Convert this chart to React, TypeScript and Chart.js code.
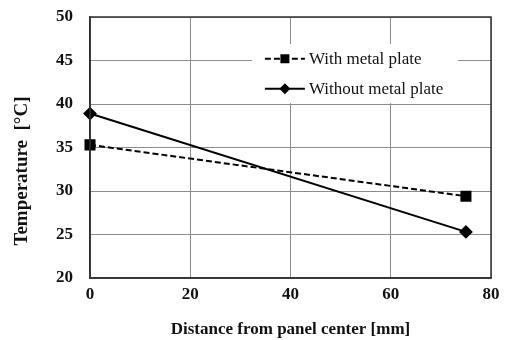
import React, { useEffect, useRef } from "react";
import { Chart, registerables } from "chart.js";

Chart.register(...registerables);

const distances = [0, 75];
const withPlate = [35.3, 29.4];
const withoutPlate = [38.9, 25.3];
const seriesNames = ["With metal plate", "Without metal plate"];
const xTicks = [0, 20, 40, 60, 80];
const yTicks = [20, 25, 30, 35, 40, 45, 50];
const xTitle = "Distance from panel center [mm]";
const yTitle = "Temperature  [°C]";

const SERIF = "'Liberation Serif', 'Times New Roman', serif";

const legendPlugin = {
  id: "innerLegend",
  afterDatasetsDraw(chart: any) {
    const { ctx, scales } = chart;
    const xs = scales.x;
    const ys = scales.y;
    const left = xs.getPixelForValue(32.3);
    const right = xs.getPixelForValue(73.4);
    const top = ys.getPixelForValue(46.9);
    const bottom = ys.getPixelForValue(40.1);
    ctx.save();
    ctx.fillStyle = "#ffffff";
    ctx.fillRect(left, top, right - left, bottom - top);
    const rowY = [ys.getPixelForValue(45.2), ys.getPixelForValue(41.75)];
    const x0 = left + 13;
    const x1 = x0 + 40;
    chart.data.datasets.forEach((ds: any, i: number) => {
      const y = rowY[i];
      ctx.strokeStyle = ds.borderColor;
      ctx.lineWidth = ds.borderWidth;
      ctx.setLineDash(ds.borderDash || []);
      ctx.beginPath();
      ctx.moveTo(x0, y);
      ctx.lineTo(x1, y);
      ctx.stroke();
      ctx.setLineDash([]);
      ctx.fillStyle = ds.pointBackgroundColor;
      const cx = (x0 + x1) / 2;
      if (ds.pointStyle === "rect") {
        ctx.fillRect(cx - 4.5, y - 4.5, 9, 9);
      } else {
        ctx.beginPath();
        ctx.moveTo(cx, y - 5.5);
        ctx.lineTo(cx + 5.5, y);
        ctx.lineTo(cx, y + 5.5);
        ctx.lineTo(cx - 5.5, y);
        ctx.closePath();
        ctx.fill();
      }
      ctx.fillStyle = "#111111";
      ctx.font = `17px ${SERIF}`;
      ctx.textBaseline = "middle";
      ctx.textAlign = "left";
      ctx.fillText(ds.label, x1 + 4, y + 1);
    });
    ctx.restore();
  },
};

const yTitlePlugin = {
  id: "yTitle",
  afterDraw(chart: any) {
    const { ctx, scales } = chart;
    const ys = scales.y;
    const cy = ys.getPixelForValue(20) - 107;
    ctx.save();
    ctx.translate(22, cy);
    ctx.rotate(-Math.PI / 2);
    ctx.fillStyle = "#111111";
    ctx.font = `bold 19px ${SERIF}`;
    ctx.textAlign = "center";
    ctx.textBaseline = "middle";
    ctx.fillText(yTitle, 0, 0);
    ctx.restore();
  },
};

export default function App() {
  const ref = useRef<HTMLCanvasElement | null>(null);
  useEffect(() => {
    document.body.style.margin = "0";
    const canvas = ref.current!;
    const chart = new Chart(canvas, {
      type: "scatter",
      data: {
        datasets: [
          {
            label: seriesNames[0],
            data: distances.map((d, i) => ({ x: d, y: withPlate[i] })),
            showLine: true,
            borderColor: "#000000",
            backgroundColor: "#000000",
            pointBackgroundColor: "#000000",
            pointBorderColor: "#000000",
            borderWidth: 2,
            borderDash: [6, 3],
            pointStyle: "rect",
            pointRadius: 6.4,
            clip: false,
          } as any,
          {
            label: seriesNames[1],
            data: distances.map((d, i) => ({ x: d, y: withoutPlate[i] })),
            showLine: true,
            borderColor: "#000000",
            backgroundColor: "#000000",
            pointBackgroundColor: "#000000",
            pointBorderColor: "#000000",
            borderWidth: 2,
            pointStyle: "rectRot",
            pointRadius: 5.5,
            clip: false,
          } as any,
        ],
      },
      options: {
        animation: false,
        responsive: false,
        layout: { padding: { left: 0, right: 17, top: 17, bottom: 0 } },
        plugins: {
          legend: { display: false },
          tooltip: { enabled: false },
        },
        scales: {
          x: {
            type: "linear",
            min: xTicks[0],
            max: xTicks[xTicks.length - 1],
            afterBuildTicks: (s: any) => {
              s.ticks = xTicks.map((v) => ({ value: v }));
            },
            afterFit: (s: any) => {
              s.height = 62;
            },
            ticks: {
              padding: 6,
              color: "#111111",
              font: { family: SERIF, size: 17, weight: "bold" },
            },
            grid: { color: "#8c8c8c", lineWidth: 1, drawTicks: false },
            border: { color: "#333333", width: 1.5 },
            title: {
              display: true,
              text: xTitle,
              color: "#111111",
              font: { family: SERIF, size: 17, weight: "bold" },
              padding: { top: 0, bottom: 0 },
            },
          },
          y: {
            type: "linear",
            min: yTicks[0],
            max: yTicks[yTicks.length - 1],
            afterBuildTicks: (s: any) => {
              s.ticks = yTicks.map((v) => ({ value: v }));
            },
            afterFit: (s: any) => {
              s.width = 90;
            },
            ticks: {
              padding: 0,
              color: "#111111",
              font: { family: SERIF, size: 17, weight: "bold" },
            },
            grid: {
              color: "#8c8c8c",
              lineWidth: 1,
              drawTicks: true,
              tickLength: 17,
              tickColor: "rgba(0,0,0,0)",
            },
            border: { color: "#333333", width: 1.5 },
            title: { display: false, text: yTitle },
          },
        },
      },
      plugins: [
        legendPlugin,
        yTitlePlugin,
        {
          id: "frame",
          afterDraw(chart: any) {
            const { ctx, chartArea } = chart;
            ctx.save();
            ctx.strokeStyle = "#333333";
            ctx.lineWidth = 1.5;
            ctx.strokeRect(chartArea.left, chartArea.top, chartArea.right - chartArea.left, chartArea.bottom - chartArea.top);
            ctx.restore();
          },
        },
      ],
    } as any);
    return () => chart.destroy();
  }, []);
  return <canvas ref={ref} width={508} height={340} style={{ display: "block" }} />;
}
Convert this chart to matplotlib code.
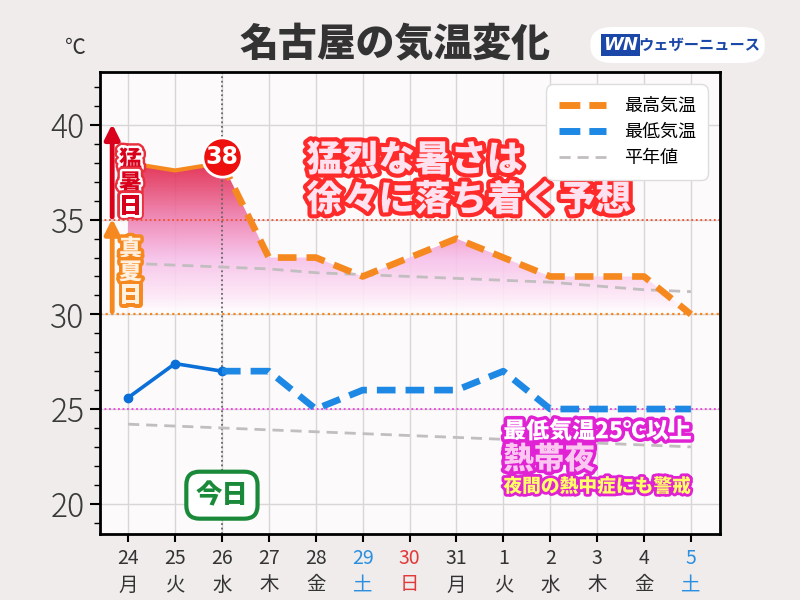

========================================================================

■ PROBLEM TO WORK ON:
Exactly as they appear, print the lines of the listing above from its first line through the line that contains "Serif', 'Times New", minus the pictures.

■ WRITTEN RESPONSE:
Convert this chart to React, TypeScript and Chart.js code.
import React, { useEffect, useRef } from "react";
import { Chart, registerables } from "chart.js";

Chart.register(...registerables);

const distances = [0, 75];
const withPlate = [35.3, 29.4];
const withoutPlate = [38.9, 25.3];
const seriesNames = ["With metal plate", "Without metal plate"];
const xTicks = [0, 20, 40, 60, 80];
const yTicks = [20, 25, 30, 35, 40, 45, 50];
const xTitle = "Distance from panel center [mm]";
const yTitle = "Temperature  [°C]";

const SERIF = "'Liberation Serif', 'Times New Roman', serif";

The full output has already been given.